Leave out the pictures and reproduce all of the data exactly.

'''

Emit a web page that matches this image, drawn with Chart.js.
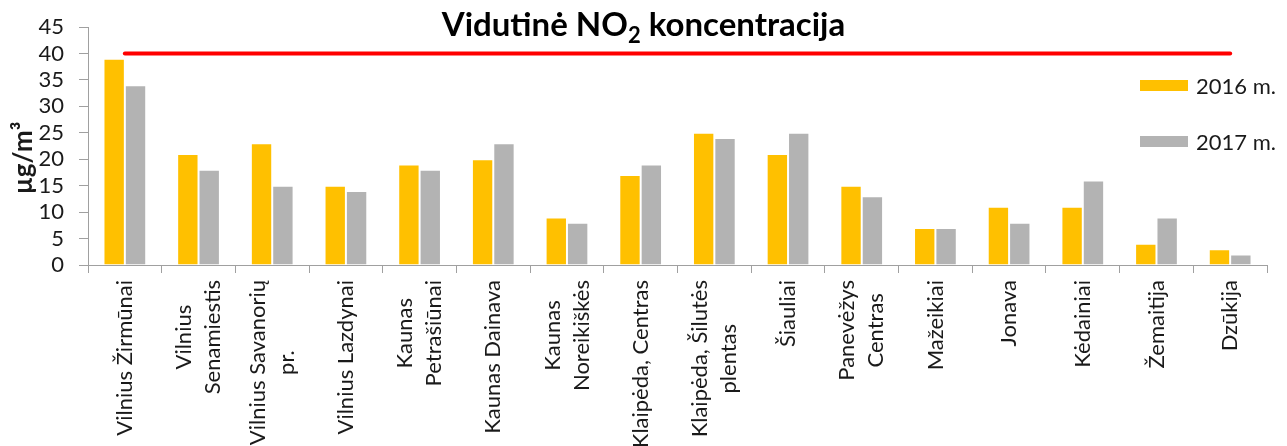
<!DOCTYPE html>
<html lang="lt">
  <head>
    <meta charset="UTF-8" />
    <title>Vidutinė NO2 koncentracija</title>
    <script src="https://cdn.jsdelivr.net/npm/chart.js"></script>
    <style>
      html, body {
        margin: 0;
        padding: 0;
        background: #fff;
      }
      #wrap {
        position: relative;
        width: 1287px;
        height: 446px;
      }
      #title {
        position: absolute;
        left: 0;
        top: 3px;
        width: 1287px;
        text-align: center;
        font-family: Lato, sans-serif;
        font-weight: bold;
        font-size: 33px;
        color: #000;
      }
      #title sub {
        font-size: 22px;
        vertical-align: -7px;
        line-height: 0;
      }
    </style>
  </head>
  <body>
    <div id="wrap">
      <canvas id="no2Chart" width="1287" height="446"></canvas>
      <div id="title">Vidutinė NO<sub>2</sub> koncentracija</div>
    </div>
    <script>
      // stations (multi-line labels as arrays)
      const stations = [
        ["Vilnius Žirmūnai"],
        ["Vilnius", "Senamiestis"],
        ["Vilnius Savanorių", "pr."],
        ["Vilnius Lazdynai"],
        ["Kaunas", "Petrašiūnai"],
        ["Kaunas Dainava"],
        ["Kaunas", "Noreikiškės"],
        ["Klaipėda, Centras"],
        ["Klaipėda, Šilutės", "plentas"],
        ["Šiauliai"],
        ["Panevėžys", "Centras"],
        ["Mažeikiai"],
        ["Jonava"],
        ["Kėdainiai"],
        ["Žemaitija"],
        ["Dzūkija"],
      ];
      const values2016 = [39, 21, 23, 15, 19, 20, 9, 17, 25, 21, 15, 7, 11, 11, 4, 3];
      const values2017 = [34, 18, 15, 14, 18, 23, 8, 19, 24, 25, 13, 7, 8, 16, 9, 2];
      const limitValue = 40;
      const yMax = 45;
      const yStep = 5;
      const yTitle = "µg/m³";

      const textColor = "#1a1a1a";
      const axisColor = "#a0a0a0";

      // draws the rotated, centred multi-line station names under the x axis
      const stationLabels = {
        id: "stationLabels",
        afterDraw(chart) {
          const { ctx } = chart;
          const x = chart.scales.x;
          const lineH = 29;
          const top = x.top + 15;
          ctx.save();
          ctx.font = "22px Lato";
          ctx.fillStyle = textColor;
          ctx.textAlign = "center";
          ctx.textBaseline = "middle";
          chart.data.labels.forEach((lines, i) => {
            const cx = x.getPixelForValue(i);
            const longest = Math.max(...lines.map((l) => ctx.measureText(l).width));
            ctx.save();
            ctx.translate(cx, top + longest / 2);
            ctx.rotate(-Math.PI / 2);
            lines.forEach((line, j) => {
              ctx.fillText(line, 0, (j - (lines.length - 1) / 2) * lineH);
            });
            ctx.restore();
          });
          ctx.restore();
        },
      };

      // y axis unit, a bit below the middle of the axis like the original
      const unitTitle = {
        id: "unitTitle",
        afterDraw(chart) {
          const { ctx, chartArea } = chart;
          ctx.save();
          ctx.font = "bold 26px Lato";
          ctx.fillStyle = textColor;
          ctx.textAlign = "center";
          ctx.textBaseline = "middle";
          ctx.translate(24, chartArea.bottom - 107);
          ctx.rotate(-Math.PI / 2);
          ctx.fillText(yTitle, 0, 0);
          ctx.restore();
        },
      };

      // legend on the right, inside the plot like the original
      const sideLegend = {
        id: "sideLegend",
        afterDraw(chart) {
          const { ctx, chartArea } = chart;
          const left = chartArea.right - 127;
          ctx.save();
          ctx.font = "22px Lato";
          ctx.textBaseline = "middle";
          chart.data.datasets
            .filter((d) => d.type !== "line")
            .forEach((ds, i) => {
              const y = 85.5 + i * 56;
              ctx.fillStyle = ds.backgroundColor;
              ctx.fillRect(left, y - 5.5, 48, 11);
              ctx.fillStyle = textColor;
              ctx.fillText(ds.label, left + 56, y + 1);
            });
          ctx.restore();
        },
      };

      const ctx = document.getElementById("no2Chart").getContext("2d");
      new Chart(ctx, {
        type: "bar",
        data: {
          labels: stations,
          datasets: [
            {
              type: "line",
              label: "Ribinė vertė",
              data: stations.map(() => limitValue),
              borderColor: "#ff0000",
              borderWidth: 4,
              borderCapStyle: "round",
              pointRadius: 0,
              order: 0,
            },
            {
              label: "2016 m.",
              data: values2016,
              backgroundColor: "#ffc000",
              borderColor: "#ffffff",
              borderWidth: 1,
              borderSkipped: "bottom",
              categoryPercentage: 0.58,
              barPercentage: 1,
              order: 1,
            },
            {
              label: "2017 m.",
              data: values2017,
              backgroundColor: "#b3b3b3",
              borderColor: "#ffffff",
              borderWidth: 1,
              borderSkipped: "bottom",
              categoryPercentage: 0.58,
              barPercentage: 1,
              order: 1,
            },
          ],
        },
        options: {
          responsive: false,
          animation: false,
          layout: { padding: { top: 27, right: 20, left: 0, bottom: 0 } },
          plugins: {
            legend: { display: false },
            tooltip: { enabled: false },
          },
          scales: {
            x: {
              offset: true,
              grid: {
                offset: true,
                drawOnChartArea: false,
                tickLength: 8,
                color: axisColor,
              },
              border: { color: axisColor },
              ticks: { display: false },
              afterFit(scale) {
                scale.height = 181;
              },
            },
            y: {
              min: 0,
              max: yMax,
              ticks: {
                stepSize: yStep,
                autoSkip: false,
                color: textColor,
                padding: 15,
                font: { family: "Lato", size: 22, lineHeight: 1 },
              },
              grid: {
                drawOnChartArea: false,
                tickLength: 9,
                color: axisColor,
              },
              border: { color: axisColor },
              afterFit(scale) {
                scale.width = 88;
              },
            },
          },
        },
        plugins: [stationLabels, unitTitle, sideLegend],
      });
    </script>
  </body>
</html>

'''

## Task solution
Emit a web page that matches this image, drawn with Chart.js.
<!DOCTYPE html>
<html lang="lt">
  <head>
    <meta charset="UTF-8" />
    <title>Vidutinė NO2 koncentracija</title>
    <script src="https://cdn.jsdelivr.net/npm/chart.js"></script>
    <style>
      html, body {
        margin: 0;
        padding: 0;
        background: #fff;
      }
      #wrap {
        position: relative;
        width: 1287px;
        height: 446px;
      }
      #title {
        position: absolute;
        left: 0;
        top: 3px;
        width: 1287px;
        text-align: center;
        font-family: Lato, sans-serif;
        font-weight: bold;
        font-size: 33px;
        color: #000;
      }
      #title sub {
        font-size: 22px;
        vertical-align: -7px;
        line-height: 0;
      }
    </style>
  </head>
  <body>
    <div id="wrap">
      <canvas id="no2Chart" width="1287" height="446"></canvas>
      <div id="title">Vidutinė NO<sub>2</sub> koncentracija</div>
    </div>
    <script>
      // stations (multi-line labels as arrays)
      const stations = [
        ["Vilnius Žirmūnai"],
        ["Vilnius", "Senamiestis"],
        ["Vilnius Savanorių", "pr."],
        ["Vilnius Lazdynai"],
        ["Kaunas", "Petrašiūnai"],
        ["Kaunas Dainava"],
        ["Kaunas", "Noreikiškės"],
        ["Klaipėda, Centras"],
        ["Klaipėda, Šilutės", "plentas"],
        ["Šiauliai"],
        ["Panevėžys", "Centras"],
        ["Mažeikiai"],
        ["Jonava"],
        ["Kėdainiai"],
        ["Žemaitija"],
        ["Dzūkija"],
      ];
      const values2016 = [39, 21, 23, 15, 19, 20, 9, 17, 25, 21, 15, 7, 11, 11, 4, 3];
      const values2017 = [34, 18, 15, 14, 18, 23, 8, 19, 24, 25, 13, 7, 8, 16, 9, 2];
      const limitValue = 40;
      const yMax = 45;
      const yStep = 5;
      const yTitle = "µg/m³";

      const textColor = "#1a1a1a";
      const axisColor = "#a0a0a0";

      // draws the rotated, centred multi-line station names under the x axis
      const stationLabels = {
        id: "stationLabels",
        afterDraw(chart) {
          const { ctx } = chart;
          const x = chart.scales.x;
          const lineH = 29;
          const top = x.top + 15;
          ctx.save();
          ctx.font = "22px Lato";
          ctx.fillStyle = textColor;
          ctx.textAlign = "center";
          ctx.textBaseline = "middle";
          chart.data.labels.forEach((lines, i) => {
            const cx = x.getPixelForValue(i);
            const longest = Math.max(...lines.map((l) => ctx.measureText(l).width));
            ctx.save();
            ctx.translate(cx, top + longest / 2);
            ctx.rotate(-Math.PI / 2);
            lines.forEach((line, j) => {
              ctx.fillText(line, 0, (j - (lines.length - 1) / 2) * lineH);
            });
            ctx.restore();
          });
          ctx.restore();
        },
      };

      // y axis unit, a bit below the middle of the axis like the original
      const unitTitle = {
        id: "unitTitle",
        afterDraw(chart) {
          const { ctx, chartArea } = chart;
          ctx.save();
          ctx.font = "bold 26px Lato";
          ctx.fillStyle = textColor;
          ctx.textAlign = "center";
          ctx.textBaseline = "middle";
          ctx.translate(24, chartArea.bottom - 107);
          ctx.rotate(-Math.PI / 2);
          ctx.fillText(yTitle, 0, 0);
          ctx.restore();
        },
      };

      // legend on the right, inside the plot like the original
      const sideLegend = {
        id: "sideLegend",
        afterDraw(chart) {
          const { ctx, chartArea } = chart;
          const left = chartArea.right - 127;
          ctx.save();
          ctx.font = "22px Lato";
          ctx.textBaseline = "middle";
          chart.data.datasets
            .filter((d) => d.type !== "line")
            .forEach((ds, i) => {
              const y = 85.5 + i * 56;
              ctx.fillStyle = ds.backgroundColor;
              ctx.fillRect(left, y - 5.5, 48, 11);
              ctx.fillStyle = textColor;
              ctx.fillText(ds.label, left + 56, y + 1);
            });
          ctx.restore();
        },
      };

      const ctx = document.getElementById("no2Chart").getContext("2d");
      new Chart(ctx, {
        type: "bar",
        data: {
          labels: stations,
          datasets: [
            {
              type: "line",
              label: "Ribinė vertė",
              data: stations.map(() => limitValue),
              borderColor: "#ff0000",
              borderWidth: 4,
              borderCapStyle: "round",
              pointRadius: 0,
              order: 0,
            },
            {
              label: "2016 m.",
              data: values2016,
              backgroundColor: "#ffc000",
              borderColor: "#ffffff",
              borderWidth: 1,
              borderSkipped: "bottom",
              categoryPercentage: 0.58,
              barPercentage: 1,
              order: 1,
            },
            {
              label: "2017 m.",
              data: values2017,
              backgroundColor: "#b3b3b3",
              borderColor: "#ffffff",
              borderWidth: 1,
              borderSkipped: "bottom",
              categoryPercentage: 0.58,
              barPercentage: 1,
              order: 1,
            },
          ],
        },
        options: {
          responsive: false,
          animation: false,
          layout: { padding: { top: 27, right: 20, left: 0, bottom: 0 } },
          plugins: {
            legend: { display: false },
            tooltip: { enabled: false },
          },
          scales: {
            x: {
              offset: true,
              grid: {
                offset: true,
                drawOnChartArea: false,
                tickLength: 8,
                color: axisColor,
              },
              border: { color: axisColor },
              ticks: { display: false },
              afterFit(scale) {
                scale.height = 181;
              },
            },
            y: {
              min: 0,
              max: yMax,
              ticks: {
                stepSize: yStep,
                autoSkip: false,
                color: textColor,
                padding: 15,
                font: { family: "Lato", size: 22, lineHeight: 1 },
              },
              grid: {
                drawOnChartArea: false,
                tickLength: 9,
                color: axisColor,
              },
              border: { color: axisColor },
              afterFit(scale) {
                scale.width = 88;
              },
            },
          },
        },
        plugins: [stationLabels, unitTitle, sideLegend],
      });
    </script>
  </body>
</html>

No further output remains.